The Supreme Court will start its term with three cases on October 7 — two criminal case and one intellectual property case. The two criminal cases are a little bit narrow focused for the Supreme Court. The first — Kahler vs. Kansas — involves the insanity defense. Each state has slightly different laws on the insanity defense and the law in Kansas is narrower than most. The issue is whether the Constitution puts any limits on a state narrowing the scope of the insanity defense. The second — Ramos vs. Louisiana — involves the current law on unanimous juries. The last time that the Supreme Court looked at this issue (over 40 years ago) there was a weird split decision. By a 5-4 majority in that case, the Supreme Court thought that the right to a jury trial in a criminal case included the right to a unanimous jury; and, by an 8-1 majority, the Supreme Court thought that right to a jury trial in federal court was the same right as the right to a jury trial in state court. However, because that one justice was part of the 5-4 majority on the right to a unanimous jury, there were five justices who concluded that there was no right to a unanimous jury in a state criminal trial. There are only a handful of states that allow a non-unanimous jury in criminal cases; so the ruling will only directly impact those states. While not particularly interesting to those not working in the intellectual property field, the Supreme Court has recently been granting a lot of intellectual property cases. The current case concerns the process of reviewing the decisions of the Patent Office.
October 8 is the first big day of the term. There will be two arguments arising from three cases. The three cases are the Title VII cases about sexual orientation. The issue is whether the ban on discriminating on the basis of sex bars discrimination against gays, lesbians, and transsexuals. I will have more on these three cases after oral argument.
October 15 features five cases consolidated for one extended argument (eighty minutes total). Theses cases involve challenges to the composition and ability to act of the Financial Oversight Board appointed to manage Puerto Rico’s debt issues. These cases involve whether the members are validly appointed and, if they are not validly appointed, whether there acts should be upheld under the “de facto officer” doctrine. (In simple terms, the de facto officer doctrine upholds the acts of an office even if the person holding that office is not properly serving in that position. This doctrine allows an office to continue functioning even when there is a dispute about who should hold the office.) The challenge to the appointment of the Board concerns whether the authority granted to the Board requires that the members be confirmed by the Senate.

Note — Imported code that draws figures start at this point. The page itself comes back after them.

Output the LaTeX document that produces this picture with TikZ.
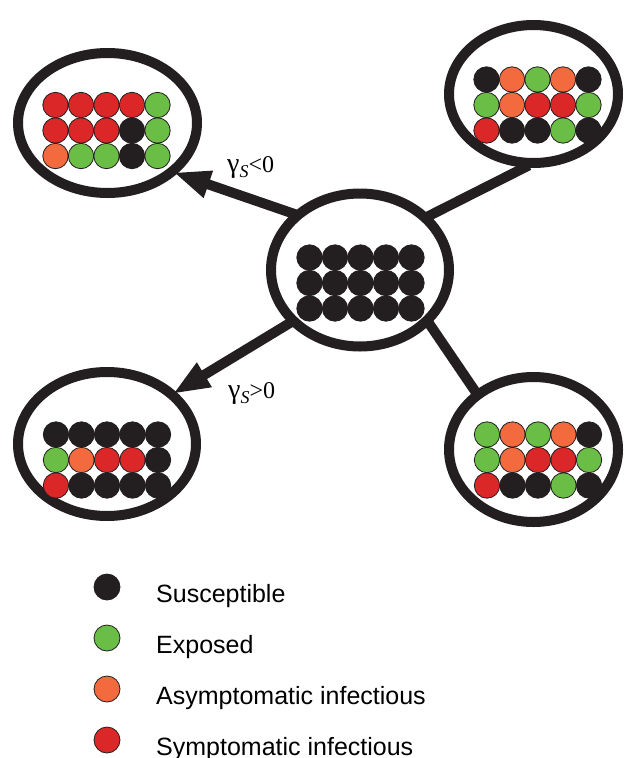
\documentclass[tikz,border=0pt]{standalone}
\usepackage{fontspec}
\setmainfont{Liberation Serif}
\newfontfamily\legendfont{Liberation Sans}
\usetikzlibrary{arrows.meta,shapes.geometric}

\definecolor{cK}{HTML}{231F20}
\definecolor{cG}{HTML}{6ABD45}
\definecolor{cO}{HTML}{F26A3D}
\definecolor{cR}{HTML}{DB2727}

% 5x3 block of coloured dots centred on (#1,#2); #3 lists the fills row by row
\newcommand\dotgrid[3]{%
  \foreach \dc [count=\k from 0] in {#3}{%
    \pgfmathtruncatemacro\cc{mod(\k,5)}%
    \pgfmathtruncatemacro\rr{div(\k,5)}%
    \filldraw[griddot, fill=\dc] ({#1+(\cc-2)*25.5},{#2+(\rr-1)*25.5}) circle[radius=12.7pt];
  }%
}
% rate symbol with its subscript
\newcommand\gammaS{{\fontsize{28}{28}\selectfont γ}\raisebox{-0.22em}{\fontsize{18}{18}\selectfont\itshape S}}

\begin{document}
\begin{tikzpicture}[x=1pt,y=-1pt,
  ring/.style={ellipse, draw=cK, line width=10pt, inner sep=0pt, outer sep=5pt},
  link/.style={draw=cK, line width=10pt},
  bigtip/.style={-{Triangle[length=37pt,width=26pt]}},
  griddot/.style={draw=cK, line width=0.8pt},
  keydot/.style={circle, draw=cK, line width=0.8pt, minimum size=26pt, inner sep=0pt},
  rate/.style={anchor=base west, inner sep=0pt, font=\fontsize{24}{28}\selectfont},
  legtext/.style={anchor=base west, inner sep=0pt, font=\legendfont\fontsize{25}{29}\selectfont}]

\fill[white] (0,0) rectangle (624,758);
\useasboundingbox (0,0) rectangle (624,758);

% population rings
\node[ring, minimum width=178pt, minimum height=153pt] (c)  at (360,270) {};
\node[ring, minimum width=179pt, minimum height=140pt] (tl) at (107.5,123) {};
\node[ring, minimum width=169pt, minimum height=138pt] (tr) at (533.5,94) {};
\node[ring, minimum width=178pt, minimum height=144pt] (bl) at (107,444) {};
\node[ring, minimum width=169pt, minimum height=145pt] (br) at (533.5,449.5) {};

% connectors
\draw[link, bigtip, shorten <=-5pt, shorten >=-4pt] (c.140.8) -- (tl.324.3);
\draw[link, bigtip, shorten <=-5pt, shorten >=-4pt] (c.217.1) -- (bl.37.4);
\draw[link, shorten <=-5pt, shorten >=-5pt] (c.38.2) -- (tr.263.6);
\draw[link, shorten <=-5pt, shorten >=-5pt] (c.322.9) -- (br.135.9);

% rate labels
\node[rate] (gneg) at (227,172) {\gammaS<0};
\node[rate] (gpos) at (228,398) {\gammaS>0};

% dot blocks
\dotgrid{360.5}{283}{cK,cK,cK,cK,cK, cK,cK,cK,cK,cK, cK,cK,cK,cK,cK}
\dotgrid{106.5}{130.5}{cR,cR,cR,cR,cG, cR,cR,cR,cK,cG, cO,cG,cG,cK,cG}
\dotgrid{537.5}{105}{cK,cO,cG,cO,cK, cG,cO,cR,cR,cG, cR,cK,cK,cG,cK}
\dotgrid{107}{460}{cK,cK,cK,cK,cK, cG,cO,cR,cR,cK, cR,cK,cK,cK,cK}
\dotgrid{538}{460}{cG,cO,cG,cO,cK, cG,cO,cR,cR,cG, cR,cK,cK,cG,cK}

% legend
\foreach \dc/\txt [count=\i from 0] in {cK/Susceptible, cG/Exposed, cO/Asymptomatic infectious, cR/Symptomatic infectious}{
  \node[keydot, fill=\dc] (key\i) at (107,{587+\i*51}) {};
  \node[legtext] (lab\i) at (156,{602.5+\i*51}) {\txt};
}
\end{tikzpicture}
\end{document}
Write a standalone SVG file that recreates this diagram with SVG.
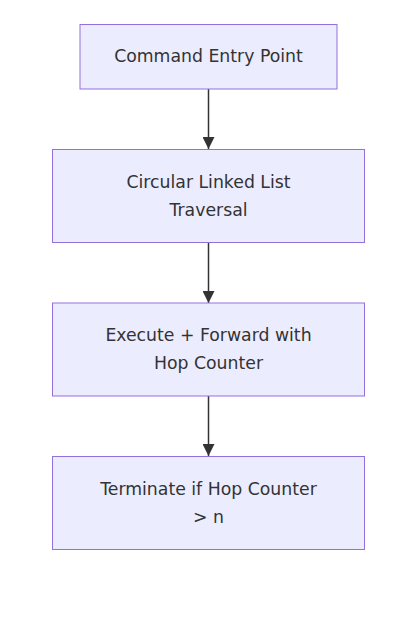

The argument session ends with another three argument day on October 16. The first case on October 16 is Kansas vs. Garcia. This case is a weird intersection between state law and immigration law. Federal law requires, as part of the hiring process, that new employees provide certain documents to provide proof of lawful presence (the I-9 form). Federal law also bars the use of the I-9 documents for any other purpose. The new employee in this case was using a fake identity and falsified documents. The issue is whether the limits on the use of the I-9 documents bars the state from prosecuting someone for identity theft when they use the I-9 documents to help establish the fake identity. The second case is a case on the statute of limitations under the Fair Debt Collections Act.
The final case for October is actually a somewhat notorious case — Mathena vs. Malvo. Malvo was the juvenile accomplice in the D.C. sniper case. After his original trial, the Supreme Court issued two opinions regarding the maximum sentences for juveniles convicted of murder. The first — Miller — barred mandatory “life without parole” sentences for such offenders but allowed such sentences if the court had discretion to impose a lesser sentence. The second — Montgomery — held that Miller applied to previously imposed sentences but also included some passages that arguably refined or established the test to be used to determine when a life without parole sentence was appropriate. The issue in Mathena is whether those additional parts in Montgomery apply to sentences imposed prior to Montgomery. In more precise terms, the question is whether those parts actually modify Miller. (If they do not, then the issue is merely whether Virginia unreasonably applied Miller in upholding Malvo’s sentence. If they do, then the issue is whether Montgomery also applies to sentences imposed before Montgomery. The normal rule is that new Supreme Court decisions do not apply to cases in which the state court decision is final before the Supreme Court issues its opinion.) What adds to the interest in this case is that Justice Kennedy played a key role in the line of cases that concluded with Montgomery, reading the Eighth Amendment as placing significant limitations on punishing juvenile offenders in a manner similar to adults. Miller was a 5-4 decision in which Justice Kagan was the deciding vote. Montgomery was a 6-3 decision written by Justice Kennedy in which Chief Justice Roberts “flipped” his vote from Miller to follow precedent. With Kennedy no longer on the court, this case is the first opportunity to see how Justice Kavanaugh will vote in these types of cases and whether future opinions are likely to expand on this line of cases or restrict them.
Obviously, the biggest cases of October is whether Title VII covers discrimination based on sexual orientation. With a decision likely in the Spring of 2020, that decision will undoubtedly play some role (at least for some voters) in the 2020 elections. Long-term, the issues related to Puerto Rico will continue to be part of the national political debate as long as Puerto Rico is only a territory and neither an independent country nor a full-fledged state.